(Task to carry out) Exactly as written, please set down all of the entries again, with no pictures.

Items listed in a dataset
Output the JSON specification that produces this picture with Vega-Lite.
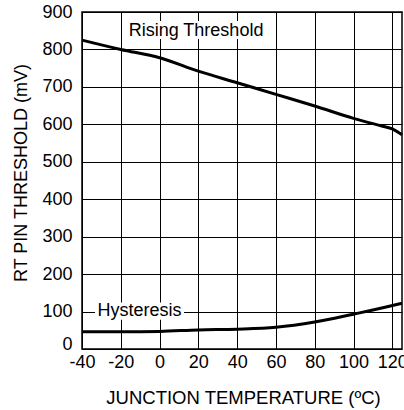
{
  "$schema": "https://vega.github.io/schema/vega-lite/v6.json",
  "width": 320,
  "height": 337,
  "autosize": {"type": "none"},
  "padding": {"left": 82, "top": 12, "right": 2, "bottom": 61},
  "background": "white",
  "config": {
    "font": "Liberation Sans",
    "view": {"stroke": "black", "strokeWidth": 1.5},
    "axis": {
      "domain": false,
      "ticks": false,
      "grid": true,
      "gridColor": "black",
      "gridOpacity": 1,
      "gridWidth": 1,
      "labelFont": "Liberation Sans",
      "labelFontSize": 18,
      "labelColor": "black",
      "labelOverlap": false,
      "titleFont": "Liberation Sans",
      "titleFontSize": 18,
      "titleFontWeight": "normal",
      "titleColor": "black"
    }
  },
  "datasets": {
    "curves": [
      {"t": -40, "v": 825, "series": "Rising Threshold"},
      {"t": -20, "v": 800, "series": "Rising Threshold"},
      {"t": 0, "v": 778, "series": "Rising Threshold"},
      {"t": 20, "v": 742, "series": "Rising Threshold"},
      {"t": 40, "v": 711, "series": "Rising Threshold"},
      {"t": 60, "v": 680, "series": "Rising Threshold"},
      {"t": 80, "v": 649, "series": "Rising Threshold"},
      {"t": 100, "v": 616, "series": "Rising Threshold"},
      {"t": 115, "v": 595, "series": "Rising Threshold"},
      {"t": 120, "v": 588, "series": "Rising Threshold"},
      {"t": 125, "v": 572, "series": "Rising Threshold"},
      {"t": -40, "v": 46, "series": "Hysteresis"},
      {"t": -20, "v": 46, "series": "Hysteresis"},
      {"t": 0, "v": 47, "series": "Hysteresis"},
      {"t": 20, "v": 51, "series": "Hysteresis"},
      {"t": 40, "v": 53, "series": "Hysteresis"},
      {"t": 60, "v": 58, "series": "Hysteresis"},
      {"t": 80, "v": 72, "series": "Hysteresis"},
      {"t": 100, "v": 93, "series": "Hysteresis"},
      {"t": 110, "v": 104, "series": "Hysteresis"},
      {"t": 125, "v": 122, "series": "Hysteresis"}
    ],
    "labels": [
      {"t": 18.8, "v": 850, "t1": -18.4, "t2": 55.9, "v1": 828, "v2": 876, "label": "Rising Threshold"},
      {"t": -10.4, "v": 101, "t1": -33.3, "t2": 12.6, "v1": 78, "v2": 124, "label": "Hysteresis"}
    ]
  },
  "encoding": {
    "x": {
      "field": "t", "type": "quantitative",
      "scale": {"domain": [-40, 125], "nice": false, "zero": false},
      "axis": {
        "values": [-40, -20, 0, 20, 40, 60, 80, 100, 120],
        "labelExpr": "toString(datum.value)",
        "labelPadding": 4,
        "title": "JUNCTION TEMPERATURE (ºC)",
        "titleFontSize": 18.5,
        "titleX": 161, "titleY": 48, "titleBaseline": "middle",
        "labelFlush": false
      }
    },
    "y": {
      "field": "v", "type": "quantitative",
      "scale": {"domain": [0, 900], "nice": false},
      "axis": {
        "values": [0, 100, 200, 300, 400, 500, 600, 700, 800, 900],
        "labelPadding": 10,
        "labelBaseline": {"condition": {"test": "datum.value == 0", "value": "alphabetic"}, "value": "middle"},
        "title": "RT PIN THRESHOLD (mV)",
        "titleX": -61, "titleY": 160.5, "titleBaseline": "middle", "titleAngle": -90, "titleAlign": "center",
        "labelFlush": false
      }
    }
  },
  "layer": [
    {
      "data": {"name": "curves"},
      "mark": {"type": "line", "color": "black", "strokeWidth": 3, "interpolate": "monotone"},
      "encoding": {
        "detail": {"field": "series"}
      }
    },
    {
      "data": {"name": "labels"},
      "mark": {"type": "rect", "color": "white", "opacity": 1},
      "encoding": {
        "x": {"field": "t1", "type": "quantitative"},
        "x2": {"field": "t2"},
        "y": {"field": "v1", "type": "quantitative"},
        "y2": {"field": "v2"}
      }
    },
    {
      "data": {"name": "labels"},
      "mark": {"type": "text", "color": "black", "fontSize": 18, "font": "Liberation Sans", "baseline": "middle", "align": "center"},
      "encoding": {
        "text": {"field": "label"}
      }
    }
  ]
}
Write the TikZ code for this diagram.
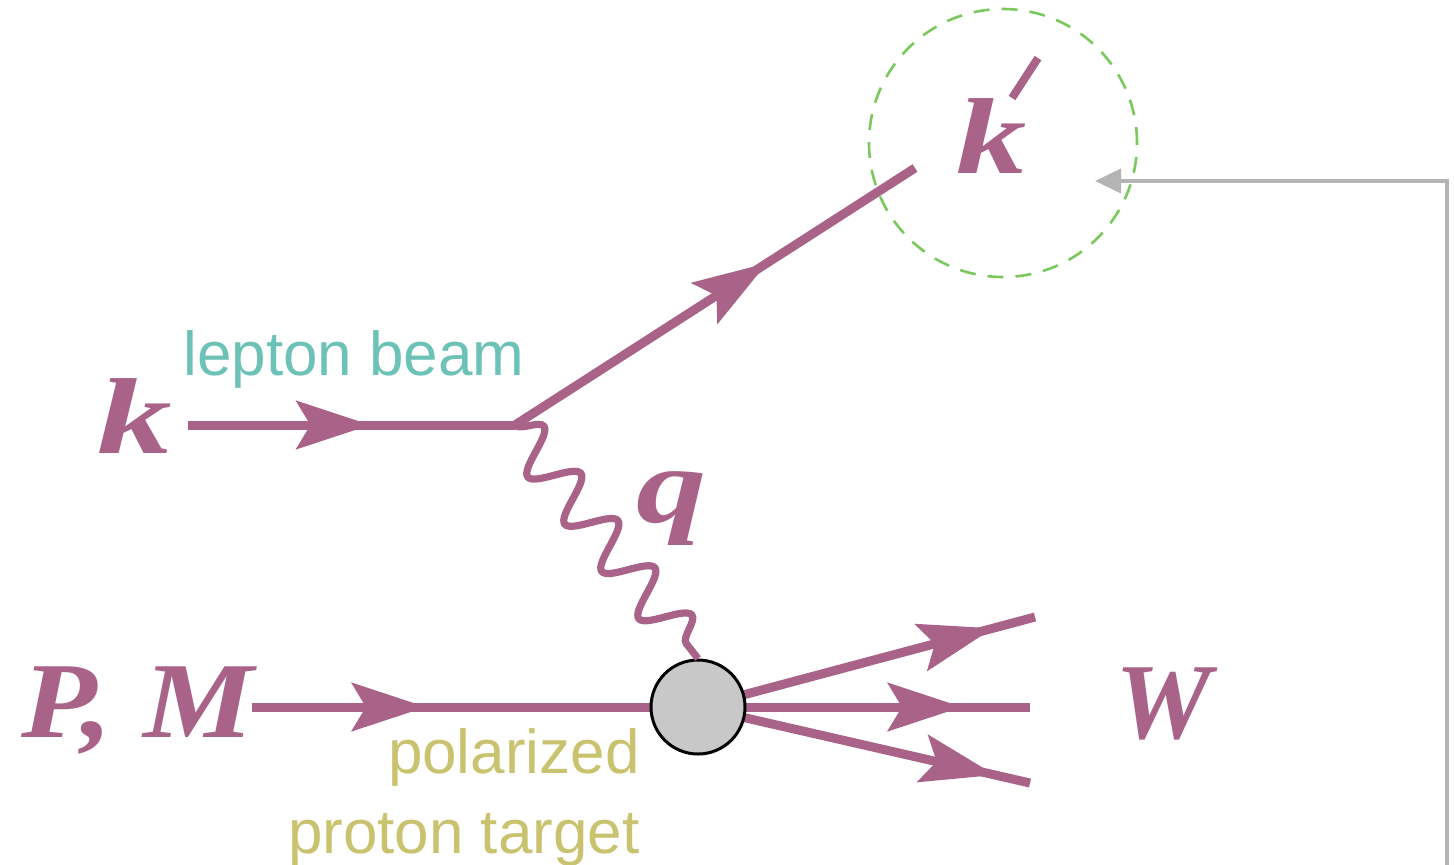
\documentclass[tikz,border=0pt]{standalone}
\usepackage{fontspec}
\setmainfont{Liberation Sans}
\newfontfamily\labfont{Liberation Serif}
\usetikzlibrary{arrows.meta,decorations.markings,decorations.pathmorphing}
\definecolor{fmag}{RGB}{169,99,136}
\definecolor{teal2}{RGB}{108,194,183}
\definecolor{olive2}{RGB}{201,195,112}
\definecolor{green2}{RGB}{121,201,93}
\definecolor{gray2}{RGB}{180,180,180}
\definecolor{blobgray}{RGB}{200,200,200}
\tikzset{
  fermion/.style={color=fmag, line width=4.5pt, postaction={decorate},
    decoration={markings, mark=at position #1 with {\arrow{Stealth[length=37pt,width=24pt,inset=7pt]}}}},
  photon/.style={color=fmag, line width=3.6pt, decorate,
    decoration={snake, segment length=30pt, amplitude=11pt}},
  mathlab/.style={text=fmag, font=\labfont\bfseries\itshape\fontsize{54}{60}\selectfont, inner sep=0pt},
  primestroke/.style={draw=fmag, line width=4pt},
  notelab/.style={font=\fontsize{31}{40}\selectfont, inner sep=0pt},
  blob/.style={circle, fill=blobgray, draw=black, line width=1.5pt, minimum size=47pt, inner sep=0pt},
  focus/.style={circle, draw=green2, line width=1.3pt, dash pattern=on 8pt off 6pt, minimum size=134pt, inner sep=0pt},
  pointer/.style={draw=gray2, line width=2pt, -{Triangle[length=13pt,width=12pt]}},
}
\begin{document}
\begin{tikzpicture}[x=0.5pt,y=-0.5pt]
\useasboundingbox (0,0) rectangle (1454,864);
% vertices
\coordinate (v1) at (515,425);
\coordinate (kstart) at (188,425);
\coordinate (kend) at (915,168);
\coordinate (pstart) at (252,707);
\coordinate (w1) at (1035,617);
\coordinate (w2) at (1030,707);
\coordinate (w3) at (1030,783);
\coordinate (gstart) at (1447,880);
\coordinate (gtip) at (1095,181);
% focus circle
\node[focus] (circ) at (1003,143) {};
% lines
\draw[fermion=0.558] (kstart) -- (v1);
\draw[fermion=0.63] (v1) -- (kend);
\draw[fermion=0.39] (pstart) -- (698,707);
\draw[fermion=0.875] (698,707) -- (w1);
\draw[fermion=0.795] (698,707) -- (w2);
\draw[fermion=0.895] (698,707) -- (w3);
\node[blob] (bl) at (698,707) {};
\draw[photon] (v1) -- (bl.north);
% labels
\node[mathlab, anchor=base] (k) at (135,453) {\scalebox{1.38}[1]{k}};
\node[mathlab, anchor=base] (kp) at (992,173) {\scalebox{1.3}[1]{k}};
\draw[primestroke] ([shift={(20,-75)}]kp.base) -- ([shift={(46,-115)}]kp.base);
\node[mathlab, anchor=base] (q) at (672,522) {\scalebox{1.3}[1]{q}};
\node[mathlab, anchor=base] (pm) at (138,737) {\scalebox{1.15}[1]{P, M}};
\node[mathlab, anchor=base] (w) at (1163,738) {W};
\node[notelab, text=teal2, anchor=base west] (lb) at (183,375) {lepton beam};
\node[notelab, text=olive2, anchor=base east, align=right] (pt) at (640,853) {polarized\\proton target};
% pointer
\draw[pointer] (gstart) |- (gtip);
\end{tikzpicture}
\end{document}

(Solution to this exercise)
Output the JSON specification that produces this picture with Vega-Lite.
{
  "$schema": "https://vega.github.io/schema/vega-lite/v6.json",
  "width": 320,
  "height": 337,
  "autosize": {"type": "none"},
  "padding": {"left": 82, "top": 12, "right": 2, "bottom": 61},
  "background": "white",
  "config": {
    "font": "Liberation Sans",
    "view": {"stroke": "black", "strokeWidth": 1.5},
    "axis": {
      "domain": false,
      "ticks": false,
      "grid": true,
      "gridColor": "black",
      "gridOpacity": 1,
      "gridWidth": 1,
      "labelFont": "Liberation Sans",
      "labelFontSize": 18,
      "labelColor": "black",
      "labelOverlap": false,
      "titleFont": "Liberation Sans",
      "titleFontSize": 18,
      "titleFontWeight": "normal",
      "titleColor": "black"
    }
  },
  "datasets": {
    "curves": [
      {"t": -40, "v": 825, "series": "Rising Threshold"},
      {"t": -20, "v": 800, "series": "Rising Threshold"},
      {"t": 0, "v": 778, "series": "Rising Threshold"},
      {"t": 20, "v": 742, "series": "Rising Threshold"},
      {"t": 40, "v": 711, "series": "Rising Threshold"},
      {"t": 60, "v": 680, "series": "Rising Threshold"},
      {"t": 80, "v": 649, "series": "Rising Threshold"},
      {"t": 100, "v": 616, "series": "Rising Threshold"},
      {"t": 115, "v": 595, "series": "Rising Threshold"},
      {"t": 120, "v": 588, "series": "Rising Threshold"},
      {"t": 125, "v": 572, "series": "Rising Threshold"},
      {"t": -40, "v": 46, "series": "Hysteresis"},
      {"t": -20, "v": 46, "series": "Hysteresis"},
      {"t": 0, "v": 47, "series": "Hysteresis"},
      {"t": 20, "v": 51, "series": "Hysteresis"},
      {"t": 40, "v": 53, "series": "Hysteresis"},
      {"t": 60, "v": 58, "series": "Hysteresis"},
      {"t": 80, "v": 72, "series": "Hysteresis"},
      {"t": 100, "v": 93, "series": "Hysteresis"},
      {"t": 110, "v": 104, "series": "Hysteresis"},
      {"t": 125, "v": 122, "series": "Hysteresis"}
    ],
    "labels": [
      {"t": 18.8, "v": 850, "t1": -18.4, "t2": 55.9, "v1": 828, "v2": 876, "label": "Rising Threshold"},
      {"t": -10.4, "v": 101, "t1": -33.3, "t2": 12.6, "v1": 78, "v2": 124, "label": "Hysteresis"}
    ]
  },
  "encoding": {
    "x": {
      "field": "t", "type": "quantitative",
      "scale": {"domain": [-40, 125], "nice": false, "zero": false},
      "axis": {
        "values": [-40, -20, 0, 20, 40, 60, 80, 100, 120],
        "labelExpr": "toString(datum.value)",
        "labelPadding": 4,
        "title": "JUNCTION TEMPERATURE (ºC)",
        "titleFontSize": 18.5,
        "titleX": 161, "titleY": 48, "titleBaseline": "middle",
        "labelFlush": false
      }
    },
    "y": {
      "field": "v", "type": "quantitative",
      "scale": {"domain": [0, 900], "nice": false},
      "axis": {
        "values": [0, 100, 200, 300, 400, 500, 600, 700, 800, 900],
        "labelPadding": 10,
        "labelBaseline": {"condition": {"test": "datum.value == 0", "value": "alphabetic"}, "value": "middle"},
        "title": "RT PIN THRESHOLD (mV)",
        "titleX": -61, "titleY": 160.5, "titleBaseline": "middle", "titleAngle": -90, "titleAlign": "center",
        "labelFlush": false
      }
    }
  },
  "layer": [
    {
      "data": {"name": "curves"},
      "mark": {"type": "line", "color": "black", "strokeWidth": 3, "interpolate": "monotone"},
      "encoding": {
        "detail": {"field": "series"}
      }
    },
    {
      "data": {"name": "labels"},
      "mark": {"type": "rect", "color": "white", "opacity": 1},
      "encoding": {
        "x": {"field": "t1", "type": "quantitative"},
        "x2": {"field": "t2"},
        "y": {"field": "v1", "type": "quantitative"},
        "y2": {"field": "v2"}
      }
    },
    {
      "data": {"name": "labels"},
      "mark": {"type": "text", "color": "black", "fontSize": 18, "font": "Liberation Sans", "baseline": "middle", "align": "center"},
      "encoding": {
        "text": {"field": "label"}
      }
    }
  ]
}
Write the TikZ code for this diagram.
\documentclass[tikz,border=0pt]{standalone}
\usepackage{fontspec}
\setmainfont{Liberation Sans}
\newfontfamily\labfont{Liberation Serif}
\usetikzlibrary{arrows.meta,decorations.markings,decorations.pathmorphing}
\definecolor{fmag}{RGB}{169,99,136}
\definecolor{teal2}{RGB}{108,194,183}
\definecolor{olive2}{RGB}{201,195,112}
\definecolor{green2}{RGB}{121,201,93}
\definecolor{gray2}{RGB}{180,180,180}
\definecolor{blobgray}{RGB}{200,200,200}
\tikzset{
  fermion/.style={color=fmag, line width=4.5pt, postaction={decorate},
    decoration={markings, mark=at position #1 with {\arrow{Stealth[length=37pt,width=24pt,inset=7pt]}}}},
  photon/.style={color=fmag, line width=3.6pt, decorate,
    decoration={snake, segment length=30pt, amplitude=11pt}},
  mathlab/.style={text=fmag, font=\labfont\bfseries\itshape\fontsize{54}{60}\selectfont, inner sep=0pt},
  primestroke/.style={draw=fmag, line width=4pt},
  notelab/.style={font=\fontsize{31}{40}\selectfont, inner sep=0pt},
  blob/.style={circle, fill=blobgray, draw=black, line width=1.5pt, minimum size=47pt, inner sep=0pt},
  focus/.style={circle, draw=green2, line width=1.3pt, dash pattern=on 8pt off 6pt, minimum size=134pt, inner sep=0pt},
  pointer/.style={draw=gray2, line width=2pt, -{Triangle[length=13pt,width=12pt]}},
}
\begin{document}
\begin{tikzpicture}[x=0.5pt,y=-0.5pt]
\useasboundingbox (0,0) rectangle (1454,864);
% vertices
\coordinate (v1) at (515,425);
\coordinate (kstart) at (188,425);
\coordinate (kend) at (915,168);
\coordinate (pstart) at (252,707);
\coordinate (w1) at (1035,617);
\coordinate (w2) at (1030,707);
\coordinate (w3) at (1030,783);
\coordinate (gstart) at (1447,880);
\coordinate (gtip) at (1095,181);
% focus circle
\node[focus] (circ) at (1003,143) {};
% lines
\draw[fermion=0.558] (kstart) -- (v1);
\draw[fermion=0.63] (v1) -- (kend);
\draw[fermion=0.39] (pstart) -- (698,707);
\draw[fermion=0.875] (698,707) -- (w1);
\draw[fermion=0.795] (698,707) -- (w2);
\draw[fermion=0.895] (698,707) -- (w3);
\node[blob] (bl) at (698,707) {};
\draw[photon] (v1) -- (bl.north);
% labels
\node[mathlab, anchor=base] (k) at (135,453) {\scalebox{1.38}[1]{k}};
\node[mathlab, anchor=base] (kp) at (992,173) {\scalebox{1.3}[1]{k}};
\draw[primestroke] ([shift={(20,-75)}]kp.base) -- ([shift={(46,-115)}]kp.base);
\node[mathlab, anchor=base] (q) at (672,522) {\scalebox{1.3}[1]{q}};
\node[mathlab, anchor=base] (pm) at (138,737) {\scalebox{1.15}[1]{P, M}};
\node[mathlab, anchor=base] (w) at (1163,738) {W};
\node[notelab, text=teal2, anchor=base west] (lb) at (183,375) {lepton beam};
\node[notelab, text=olive2, anchor=base east, align=right] (pt) at (640,853) {polarized\\proton target};
% pointer
\draw[pointer] (gstart) |- (gtip);
\end{tikzpicture}
\end{document}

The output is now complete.